2008-04-08

British Columbia: Carbon Tax and Cap-and-Trade. Editorial, Montreal Gazette, April 7, 2008. "British Columbia's Greenhouse Gas Reduction (Cap and Trade) Act, announced Thursday, is part of the province's contribution to the Western Climate Initiative [in which last year] seven U.S. states, Manitoba and B.C. joined forces... to design a way to reduce greenhouse-gas emissions. B.C. already has in place an intelligently designed, revenue-neutral carbon tax [which is] expected to bring in $600 million a year... [of which] every dollar collected... is... to be returned... in the form of reductions in other taxes. In a sign of how difficult it is... to take on the biggest polluters, B.C. temporarily exempted from its carbon tax... the province's worst polluters... the same corporate actors that this week fought furiously against being included in the... cap-and-trade regime. The... plan [calls for] hard caps, actual emissions targets [not pegged to how much the emitter] produces or [its] projected growth.

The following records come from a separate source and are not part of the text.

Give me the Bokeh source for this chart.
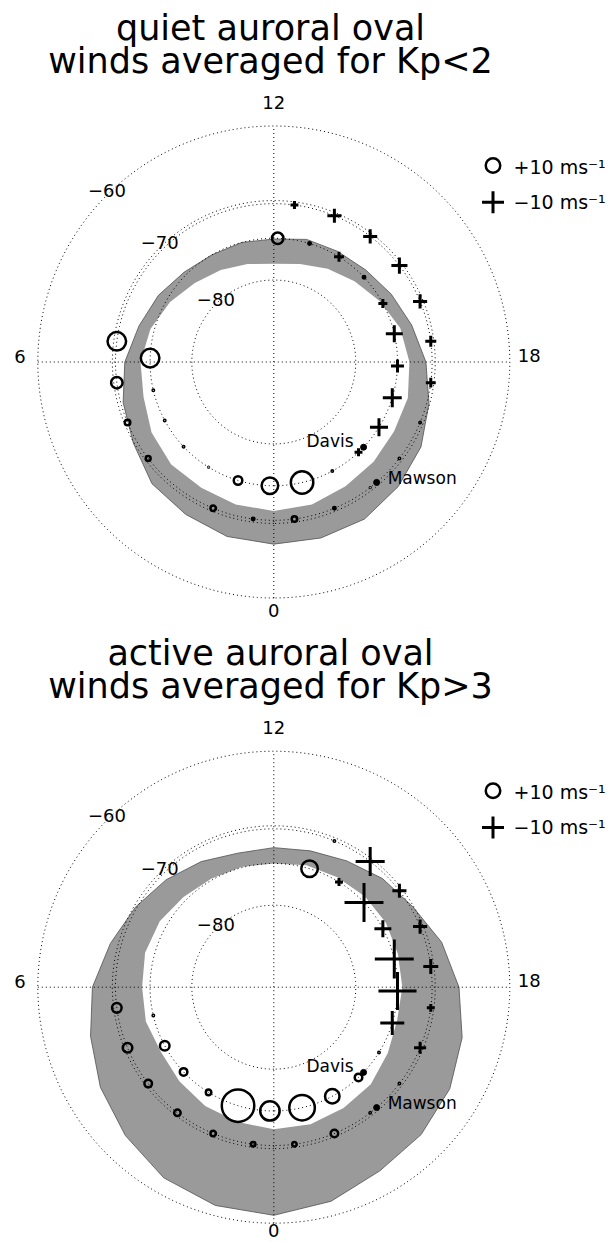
import numpy as np
from bokeh.plotting import figure
from bokeh.models import Range1d
from bokeh.layouts import column
from bokeh.embed import file_html
from bokeh.resources import INLINE
from bokeh.core.properties import value

nan = float("nan")

# ---------------- data ----------------
MLT_HOURS = [0, 1, 2, 3, 4, 5, 6, 7, 8, 9, 10, 11, 12, 13, 14, 15, 16, 17, 18, 19, 20, 21, 22, 23]

# auroral oval boundaries (geomagnetic latitude, deg) at each MLT hour
quiet_poleward = [-71.6, -71.8, -72.1, -72.1, -72.6, -73.4, -73.6, -74.3, -75.3, -76.3, -77.0, -77.6,
                  -78.0, -77.6, -76.8, -76.0, -75.0, -73.9, -73.3, -72.9, -72.9, -72.6, -72.3, -71.8]
quiet_equatorward = [-67.3, -67.5, -68.1, -68.6, -69.9, -70.7, -71.6, -72.8, -73.6, -74.4, -74.8, -74.8,
                     -74.9, -74.4, -74.3, -74.0, -73.3, -72.4, -71.2, -70.1, -68.9, -68.1, -67.4, -67.3]
active_poleward = [-72.5, -72.8, -73.1, -73.6, -74.0, -73.7, -73.8, -73.6, -73.8, -74.3, -74.6, -74.7,
                   -74.8, -74.5, -74.4, -74.2, -74.1, -74.2, -74.2, -74.3, -73.8, -73.1, -72.8, -72.5]
active_equatorward = [-61.1, -61.4, -62.2, -63.6, -64.9, -66.3, -67.4, -69.0, -70.2, -71.2, -72.1, -72.9,
                      -72.8, -72.6, -72.0, -71.0, -70.1, -68.4, -66.9, -65.6, -64.5, -63.8, -63.3, -62.0]

# stations
station_names = ["Davis", "Mawson"]
station_lat = [-74.8, -70.4]
station_mlt = [20.9, 21.3]

# MLT of wind samples along each station's track
davis_mlt = [0.12, 1.12, 2.12, 3.12, 4.12, 5.12, 6.12, 7.12, 8.12, 9.12, 10.12, 11.12,
             12.12, 13.12, 14.12, 15.12, 16.12, 17.12, 18.12, 19.12, 20.12, 21.12, 22.12, 23.12]
mawson_mlt = [0.5, 1.5, 2.5, 3.5, 4.5, 5.5, 6.5, 7.5, 8.5, 9.5, 10.5, 11.5,
              12.5, 13.5, 14.5, 15.5, 16.5, 17.5, 18.5, 19.5, 20.5, 21.5, 22.5, 23.5]

# averaged winds (m/s); positive -> octagon, negative -> cross
quiet_davis = [11.4, 5.9, 0.5, 1.0, 1.0, 1.0, 12.8, nan, nan, nan, nan, nan,
               7.9, 1.7, -4.5, 1.7, -4.1, -7.7, -5.9, -8.6, -8.2, -3.6, 1.0, 15.5]
quiet_mawson = [1.7, 3.8, nan, 3.4, 3.8, 7.9, 12.8, nan, nan, nan, nan, nan,
                -3.6, -6.4, -6.4, -7.3, -6.4, -5.0, -4.5, 1.0, 1.0, 0.5, 1.7, 3.8]
active_davis = [13.4, 22.4, 3.8, 5.2, 6.6, 1.0, nan, nan, nan, nan, nan, nan,
                nan, 11.4, -3.6, -17.7, -7.7, -17.7, -17.3, -10.9, 1.0, 5.2, 10.0, 17.6]
active_mawson = [3.1, 3.8, 4.5, 5.2, 6.6, 6.6, nan, nan, nan, nan, nan, nan,
                 nan, 1.0, -13.2, -6.4, -6.4, -6.8, -3.6, -5.5, 1.0, 1.0, 5.2, 3.1]

grid_lats = [-60, -70, -80]
grid_labels = ["\u221260", "\u221270", "\u221280"]
mlt_labels = ["12", "6", "18", "0"]
legend_value = 10
legend_texts = ["+10 ms\u207b\u00b9", "\u221210 ms\u207b\u00b9"]

titles = [["quiet auroral oval", "winds averaged for Kp<2"],
          ["active auroral oval", "winds averaged for Kp>3"]]

# ---------------- styling / layout ----------------
S = 472.0            # px per unit of cos(latitude)
W = 614
CX = 273.3
PANELS = [(625, 361.5), (617, 361.7)]
ZERO_OFFSET = [12, 7]
CIRC_K = 1.45        # px per m/s (octagon)
CROSS_K = 2.2        # px per m/s (cross)
FONT = value("DejaVu Sans")
BAND = "#9a9a9a"


def proj(mlt, lat):
    mlt = np.asarray(mlt, dtype=float)
    lat = np.asarray(lat, dtype=float)
    th = np.radians(270.0 - 15.0 * mlt)
    r = np.cos(np.radians(lat))
    return r * np.cos(th), r * np.sin(th)


def px(dx, dy):
    """pixel offset from pole (right, down) to data units"""
    return dx / S, -dy / S


def label(p, x, y, txt, size, align="center", xo=0, yo=0):
    p.text(x, y, text=txt, text_font=FONT, text_font_size=size, text_color="black",
           text_align=align, text_baseline="middle", x_offset=xo, y_offset=yo)


def panel(idx, poleward, equatorward, davis, mawson):
    H, CY = PANELS[idx]
    p = figure(width=W, height=H,
               x_range=Range1d(-CX / S, (W - CX) / S),
               y_range=Range1d(-(H - CY) / S, CY / S),
               output_backend="svg", toolbar_location=None,
               x_axis_location=None, y_axis_location=None,
               min_border=0, outline_line_color=None,
               background_fill_color="white", border_fill_color="white")
    p.grid.visible = False

    # auroral oval band
    hh = MLT_HOURS + [MLT_HOURS[0]]
    ox, oy = proj(hh, equatorward + [equatorward[0]])
    ix, iy = proj(hh, poleward + [poleward[0]])
    p.multi_polygons(xs=[[[list(ox), list(ix)]]], ys=[[[list(oy), list(iy)]]],
                     fill_color=BAND, line_color=None)
    p.line(ox, oy, line_color="#505050", line_width=0.8)

    # graticule
    t = np.linspace(0, 24, 361)
    for lat in grid_lats:
        gx, gy = proj(t, np.full_like(t, lat))
        p.line(gx, gy, line_color="black", line_width=1, line_dash="1 3")
    r60 = np.cos(np.radians(60))
    p.segment(x0=[-r60, 0], y0=[0, -r60], x1=[r60, 0], y1=[0, r60],
              line_color="black", line_width=1, line_dash="1 3")

    # station tracks
    for lat in station_lat:
        gx, gy = proj(t, np.full_like(t, lat))
        p.line(gx, gy, line_color="black", line_width=1, line_dash="1 3")

    # grid labels
    lx, ly = proj([9, 9, 9], grid_lats)
    label(p, lx, ly, grid_labels, "18px", yo=-5)
    label(p, [0], [r60], [mlt_labels[0]], "18px", yo=-23.5)
    label(p, [-r60], [0], [mlt_labels[1]], "18px", align="right", xo=-12, yo=-5.5)
    label(p, [r60], [0], [mlt_labels[2]], "18px", align="left", xo=8, yo=-6.5)
    label(p, [0], [-r60], [mlt_labels[3]], "18px", yo=ZERO_OFFSET[idx])

    # winds
    for mlt, vals, lat in ((davis_mlt, davis, station_lat[0]), (mawson_mlt, mawson, station_lat[1])):
        v = np.asarray(vals, dtype=float)
        x, y = proj(mlt, np.full(len(mlt), lat))
        pos = v > 0
        neg = v < 0
        p.scatter(x[pos], y[pos], size=CIRC_K * v[pos], marker="circle",
                  fill_color=None, line_color="black", line_width=2.5)
        p.scatter(x[neg], y[neg], size=CROSS_K * -v[neg], marker="cross",
                  line_color="black", line_width=3)

    # stations
    sx, sy = proj(station_mlt, station_lat)
    p.scatter(sx, sy, size=6, marker="circle", fill_color="black", line_color="black")
    label(p, [sx[0]], [sy[0]], [station_names[0]], "17px", align="right", xo=-10, yo=-6)
    label(p, [sx[1]], [sy[1]], [station_names[1]], "17px", align="left", xo=11, yo=-4.5)

    # legend
    gx0, gy1 = px(219.2, -196.5)
    _, gy2 = px(219.2, -159.8)
    p.scatter([gx0], [gy1], size=CIRC_K * legend_value, marker="circle",
              fill_color=None, line_color="black", line_width=2.5)
    p.scatter([gx0], [gy2], size=CROSS_K * legend_value, marker="cross",
              line_color="black", line_width=3)
    tx, ty1 = px(239.7, -194.8)
    _, ty2 = px(239.7, -159.8)
    label(p, [tx, tx], [ty1, ty2], legend_texts, "19px", align="left")

    # title
    ttx, tty1 = px(-3.3, -334.5)
    _, tty2 = px(-3.3, -301.5)
    label(p, [ttx, ttx], [tty1, tty2], titles[idx], "35px")
    return p


p1 = panel(0, quiet_poleward, quiet_equatorward, quiet_davis, quiet_mawson)
p2 = panel(1, active_poleward, active_equatorward, active_davis, active_mawson)
layout = column(p1, p2, spacing=0)

open("out.html", "w").write(file_html(layout, INLINE))
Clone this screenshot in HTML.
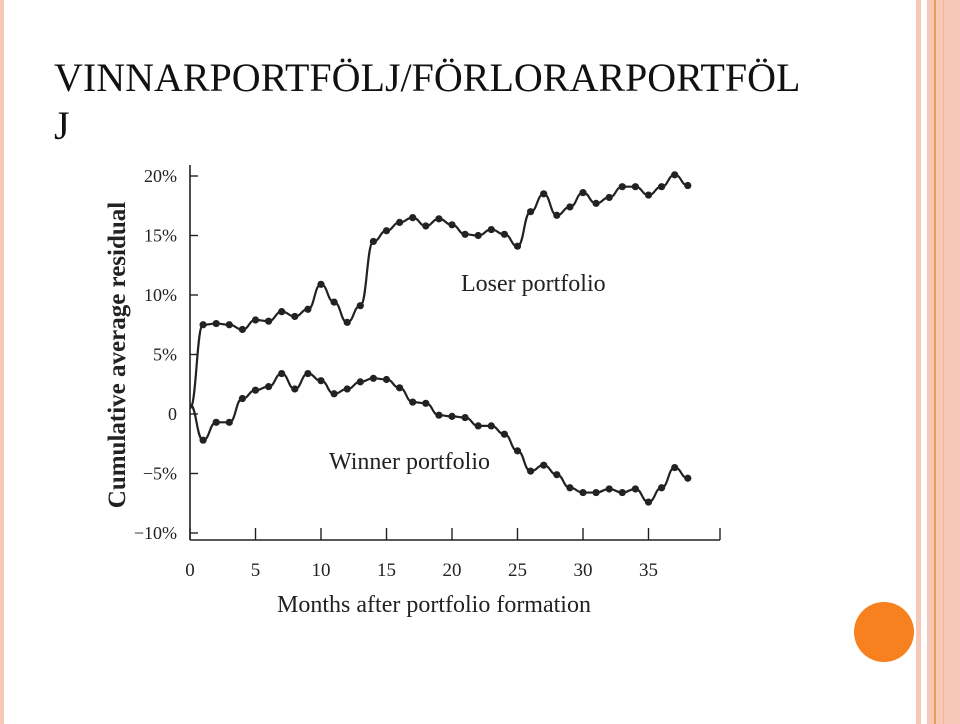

This is unlike the system the federal government is looking at, a so-called intensity-based... program, in which companies are... allowed to increase... overall emissions if total production grows... B.C. is taking the politically difficult but more responsible route. The question is whether it couldn't achieve the same goal more efficiently through a more widely applied carbon tax [which is,] by its nature, predictable, stable, transparent and easily understood."